POM (Acetal/Delrin): The “precision engineer’s” plastic. Low moisture absorption, excellent dimensional stability, and good wear resistance. Best for: Gears, bushings, conveyor components, and intricate mechanisms. Machining Tip: Machines beautifully to a high finish but can generate stringy chips. Use compressed air or mist coolant.
UHMWHPE: The “slippery” workhorse. Incredible wear and impact resistance. Best for: Wear strips, liners, and low-friction guides. Machining Tip: Its flexibility is a challenge. Use razor-sharp tools with high rake angles and ensure rigid support to prevent deflection.
PC (Polycarbonate) & ABS: Often used for prototypes and enclosures. Best for: Housings, sight glasses, non-critical structural parts. Machining Tip: Prone to stress cracking, especially around drilled holes. Annealing the stock before machining can work wonders.
The most critical advice I can give is this: Involve your machinist during the material selection phase. We can often foresee manufacturability issues and suggest an alternative grade that meets the functional requirements while being far easier to machine to precision.
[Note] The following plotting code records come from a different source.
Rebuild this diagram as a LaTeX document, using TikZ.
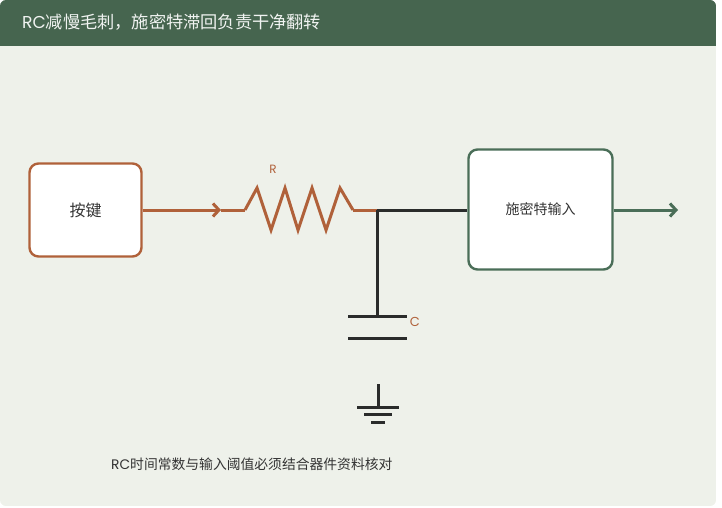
\documentclass[tikz,border=0pt]{standalone}
\usepackage{fontspec}
\setmainfont{Poppins}
\newfontfamily\cjk{Noto Sans CJK SC}
\usetikzlibrary{arrows.meta}

\definecolor{cardbg}{HTML}{EEF1EA}
\definecolor{barbg}{HTML}{46654F}
\definecolor{rust}{HTML}{B0613A}
\definecolor{pine}{HTML}{4A6E58}
\definecolor{ink}{HTML}{2A2C2B}
\definecolor{txt}{HTML}{333333}

\begin{document}
\begin{tikzpicture}[x=1pt, y=-1pt,
    block/.style={draw, fill=white, line width=2.4pt, rounded corners=9pt, inner sep=0pt},
    wire/.style={line width=3pt},
    tip/.style={-{Straight Barb[length=6pt, width=13pt]}}]
        \useasboundingbox (0, 0) rectangle (722, 508);
        \begin{scope}
            \clip[rounded corners=6pt] (0, 0) rectangle (716, 506);
            \fill[cardbg] (0, 0) rectangle (716, 506);
            \fill[barbg] (0, 0) rectangle (716, 46);
        \end{scope}
        \node[anchor=west, text=white!92!barbg, font=\fontsize{17.2}{20}\selectfont, inner sep=0pt] (title) at (22, 22) {RC{\cjk 减慢毛刺，施密特滞回负责干净翻转}};

        \node[block, draw=rust, minimum width=112pt, minimum height=93pt, font=\cjk\fontsize{16}{18}\selectfont, text=txt] (key) at (85.5, 210) {按键};
        \node[block, draw=pine, minimum width=144pt, minimum height=120pt, font=\cjk\fontsize{14}{17}\selectfont, text=txt] (schmitt) at (540.5, 209.5) {施密特输入};

        \coordinate (mid) at (221, 210);
        \coordinate (ra) at (245, 210);
        \coordinate (rb) at (353, 210);
        \coordinate (jn) at (377, 210);
        \coordinate (cp) at (377, 316);
        \coordinate (out) at (678, 210);
        \coordinate (gnd) at (378, 384);

        % input and resistor
        \draw[wire, rust, tip] (key.east |- mid) -- (mid);
        \draw[wire, rust] (mid) -- (ra);
        \draw[wire, rust, line join=miter] (ra) -- ++(12, -22) -- ++(14, 42) -- ++(14, -42) -- ++(13, 42)
            -- ++(14, -42) -- ++(14, 42) -- ++(14, -42) -- (rb);
        \draw[wire, rust] (rb) -- (jn);
        \node[text=rust, font=\fontsize{12}{14}\selectfont] (rlabel) at (273, 169) {R};

        % node to schmitt input and capacitor
        \draw[wire, ink] (jn) -- (schmitt.west |- jn);
        \draw[wire, ink] (jn) -- (cp);
        \draw[wire, ink] (348, 316) -- (407, 316);
        \draw[wire, ink] (348, 338) -- (407, 338);
        \node[text=rust, font=\fontsize{13}{15}\selectfont] (clabel) at (415, 322) {C};

        % ground
        \draw[wire, ink] (gnd) -- ++(0, 23);
        \draw[wire, ink] (357, 407) -- (399, 407);
        \draw[wire, ink] (364, 414.5) -- (392, 414.5);
        \draw[wire, ink] (371, 422) -- (385, 422);

        % output
        \draw[wire, pine, tip] (schmitt.east |- out) -- (out);

        \node[anchor=west, text=txt, font=\fontsize{13.8}{16}\selectfont, inner sep=0pt] (note) at (111, 464) {RC{\cjk 时间常数与输入阈值必须结合器件资料核对}};
\end{tikzpicture}
\end{document}
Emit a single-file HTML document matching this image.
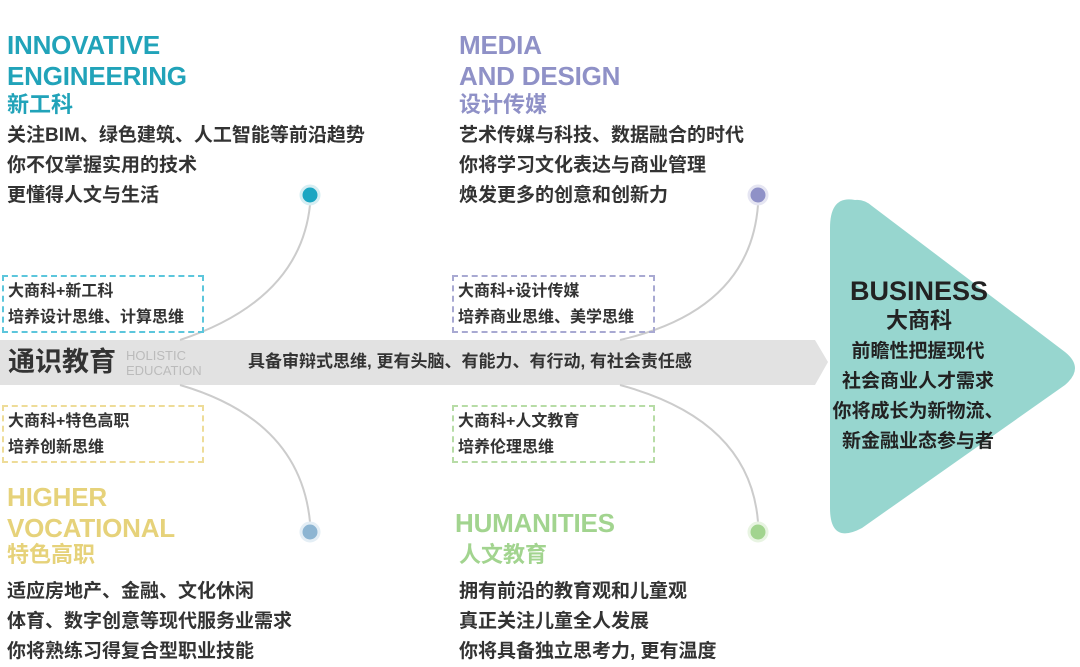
<!DOCTYPE html>
<html><head><meta charset="utf-8"><style>
body{margin:0;width:1080px;height:663px;background:#fff;position:relative;overflow:hidden;font-family:"Liberation Sans","Noto Sans CJK SC",sans-serif}
.a{position:absolute;white-space:nowrap}
.h{font-weight:bold;font-size:26px;letter-spacing:-0.2px;line-height:31px}
.c{font-size:22px;font-weight:bold;line-height:26px}
.b{font-size:19px;font-weight:bold;color:#333;line-height:30px}
.box{position:absolute;border:2px dashed;font-size:16px;font-weight:bold;color:#333;line-height:26px;padding:2px 4px;box-sizing:border-box}
</style></head><body>
<svg class="a" style="left:0;top:0" width="1080" height="663">
<path d="M0 340 L815 340 L828 362 L815 385 L0 385Z" fill="#e2e2e2"/>
<path d="M855 200 Q830 195 830 228 L830 508 Q830 545 862 528 L1065 385 Q1085 368 1065 352 L872 206 Q864 199 855 200Z" fill="#97d6cf"/>
<g fill="none" stroke="#ccc" stroke-width="2">
<path d="M180 340 Q300 300 310 205"/>
<path d="M620 340 Q750 310 758 205"/>
<path d="M180 385 Q300 420 310 522"/>
<path d="M620 385 Q750 420 758 522"/>
</g>
<circle cx="310" cy="195" r="9" fill="#1ba6c2" stroke="#d6eef3" stroke-width="3"/>
<circle cx="758" cy="195" r="9" fill="#8f91c7" stroke="#e5e5f2" stroke-width="3"/>
<circle cx="310" cy="532" r="9" fill="#8db5d2" stroke="#e4eef5" stroke-width="3"/>
<circle cx="758" cy="532" r="9" fill="#a2d48f" stroke="#e8f4e2" stroke-width="3"/>
</svg>

<div class="a h" style="left:7px;top:30px;color:#21a3b9">INNOVATIVE<br>ENGINEERING</div>
<div class="a c" style="left:7px;top:92px;color:#21a3b9">新工科</div>
<div class="a b" style="left:7px;top:121px">关注BIM、绿色建筑、人工智能等前沿趋势<br>你不仅掌握实用的技术<br>更懂得人文与生活</div>

<div class="a h" style="left:459px;top:30px;color:#8f91c7">MEDIA<br>AND DESIGN</div>
<div class="a c" style="left:459px;top:92px;color:#8f91c7">设计传媒</div>
<div class="a b" style="left:459px;top:121px">艺术传媒与科技、数据融合的时代<br>你将学习文化表达与商业管理<br>焕发更多的创意和创新力</div>

<div class="box" style="left:2px;top:275px;width:202px;height:58px;border-color:#5cc6dc">大商科+新工科<br>培养设计思维、计算思维</div>
<div class="box" style="left:452px;top:275px;width:203px;height:58px;border-color:#a8a9d2">大商科+设计传媒<br>培养商业思维、美学思维</div>
<div class="box" style="left:2px;top:405px;width:202px;height:58px;border-color:#eedc98">大商科+特色高职<br>培养创新思维</div>
<div class="box" style="left:452px;top:405px;width:203px;height:58px;border-color:#b7dca6">大商科+人文教育<br>培养伦理思维</div>

<div class="a" style="left:8px;top:344px;font-size:27px;font-weight:bold;color:#333;line-height:36px">通识教育</div>
<div class="a" style="left:126px;top:348px;font-size:13px;color:#bbb;line-height:15px">HOLISTIC<br>EDUCATION</div>
<div class="a" style="left:248px;top:351px;font-size:17px;font-weight:bold;color:#333;line-height:22px">具备审辩式思维, 更有头脑、有能力、有行动, 有社会责任感</div>

<div class="a h" style="left:7px;top:482px;color:#e6d27a">HIGHER<br>VOCATIONAL</div>
<div class="a c" style="left:7px;top:542px;color:#e6d27a">特色高职</div>
<div class="a b" style="left:7px;top:577px">适应房地产、金融、文化休闲<br>体育、数字创意等现代服务业需求<br>你将熟练习得复合型职业技能</div>

<div class="a h" style="left:455px;top:508px;color:#a2d48f">HUMANITIES</div>
<div class="a c" style="left:459px;top:542px;color:#a2d48f">人文教育</div>
<div class="a b" style="left:459px;top:577px">拥有前沿的教育观和儿童观<br>真正关注儿童全人发展<br>你将具备独立思考力, 更有温度</div>

<div class="a" style="left:834px;top:274px;width:170px;text-align:center;font-size:27px;font-weight:bold;color:#222;line-height:34px">BUSINESS</div>
<div class="a c" style="left:834px;top:308px;width:170px;text-align:center;color:#222">大商科</div>
<div class="a" style="left:820px;top:337px;width:196px;text-align:center;font-size:19px;font-weight:bold;color:#222;line-height:30px">前瞻性把握现代<br>社会商业人才需求<br>你将成长为新物流、<br>新金融业态参与者</div>
</body></html>
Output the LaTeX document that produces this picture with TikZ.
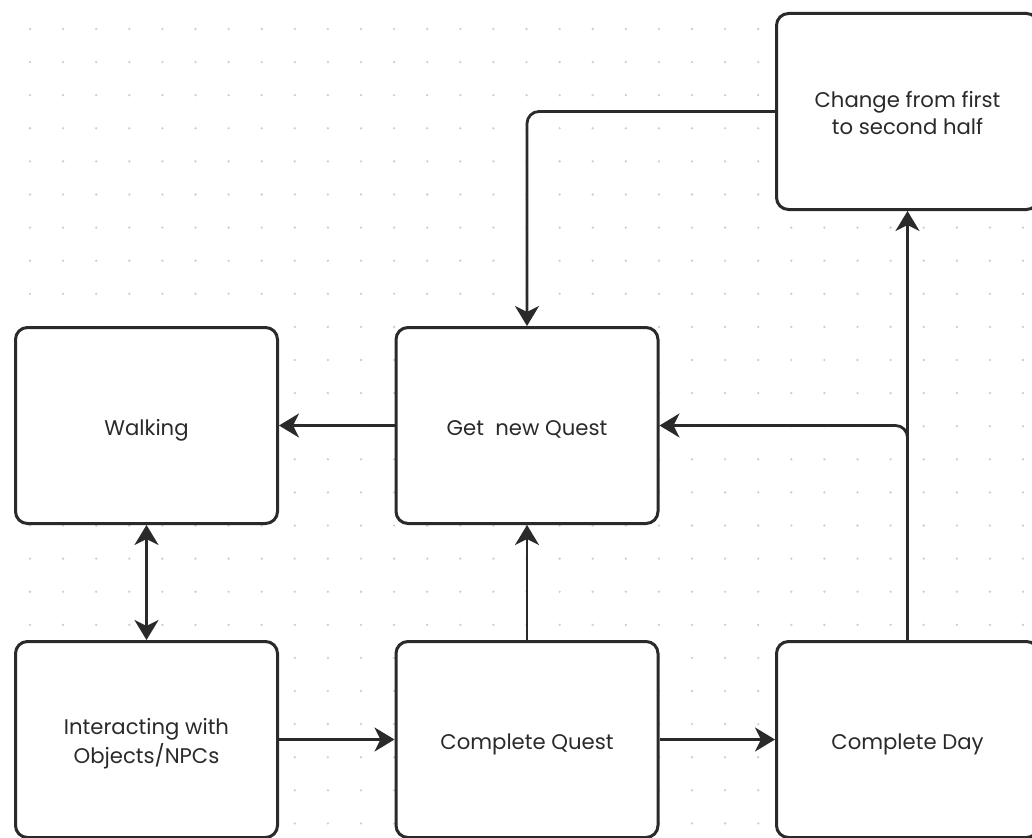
\documentclass[tikz,border=0pt]{standalone}
\usepackage{fontspec}
\setmainfont{Poppins}
\usetikzlibrary{arrows.meta}
\definecolor{inkc}{HTML}{2A2A2A}
\definecolor{dotc}{HTML}{CFCFCF}
% box label: centred lines, set a little below the geometric centre
\newcommand\boxtext[1]{\raisebox{-4pt}[\height][\depth]{\begin{tabular}{@{}c@{}}#1\end{tabular}}}
\tikzset{
  stepbox/.style={draw=inkc, line width=3pt, fill=white, rounded corners=12pt,
    minimum width=262pt, minimum height=196pt, inner sep=0pt,
    text=inkc, font=\fontsize{21.2}{27.5}\selectfont},
  flow/.style={draw=inkc, line width=2.8pt,
    -{Stealth[length=20pt, width=24pt, inset=6pt]}},
  bothflow/.style={flow, {Stealth[length=20pt, width=24pt, inset=6pt]}-{Stealth[length=20pt, width=24pt, inset=6pt]}},
}
\begin{document}
\begin{tikzpicture}[x=1pt, y=-1pt]
\useasboundingbox (0,0) rectangle (1032,837);
\clip (0,0) rectangle (1032,837);
\fill[white] (0,0) rectangle (1032,837);
% dotted canvas
\foreach \i in {0,...,30} {
  \foreach \j in {0,...,24} {
    \fill[dotc] ({30+33.1*\i}, {29+33.1*\j}) circle (1.3);
  }
}
% process boxes
\node[stepbox] (walk)   at (146.5, 425.5) {\boxtext{Walking}};
\node[stepbox] (getq)   at (527, 425.5)   {\boxtext{Get\ \ new Quest}};
\node[stepbox] (half)   at (907.5, 111.5) {\boxtext{Change from first\\to second half}};
\node[stepbox] (inter)  at (146.5, 739.5) {\boxtext{Interacting with\\Objects/NPCs}};
\node[stepbox] (doneq)  at (527, 739.5)   {\boxtext{Complete Quest}};
\node[stepbox] (doned)  at (907.5, 739.5) {\boxtext{Complete Day}};
% connectors
\draw[flow, rounded corners=12pt] (half.west) -| (getq.north);
\draw[flow] (getq.west) -- (walk.east);
\draw[bothflow] (walk.south) -- (inter.north);
\draw[flow] (inter.east) -- (doneq.west);
\draw[flow] (doneq.north) -- (getq.south);
\draw[flow] (doneq.east) -- (doned.west);
\draw[flow] (doned.north) -- (half.south);
\draw[flow, rounded corners=12pt] (doned.north) |- (getq.east);
\end{tikzpicture}
\end{document}
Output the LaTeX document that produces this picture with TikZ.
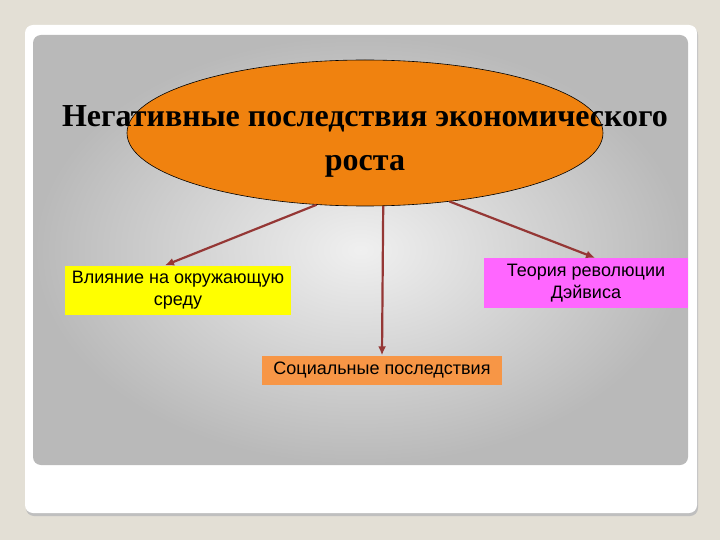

The Final Pass: A Culture of Precision
Ultimately, achieving consistent high-precision in plastics is as much about mindset as it is about methodology. It requires respecting the material’s unique properties, investing in the right tooling and fixturing, and embracing a process of continuous measurement and refinement—not just of the part, but of the environment that creates it.
Start treating temperature and humidity in your shop as critical dimensions. Machine your most critical plastic parts in a controlled environment, or at least at a consistent time of day. Measure parts not just once off the machine, but after a 24-hour stabilization period. This data will become your most valuable asset for predicting and controlling real-world performance.
By mastering these hidden variables, you transform plastic from a simple substitute into a high-performance engineering material capable of unlocking new levels of efficiency and innovation in industrial machinery. The precision you gain isn’t just on the drawing; it’s in the reliable, silent operation of the machine on the factory floor, year after year.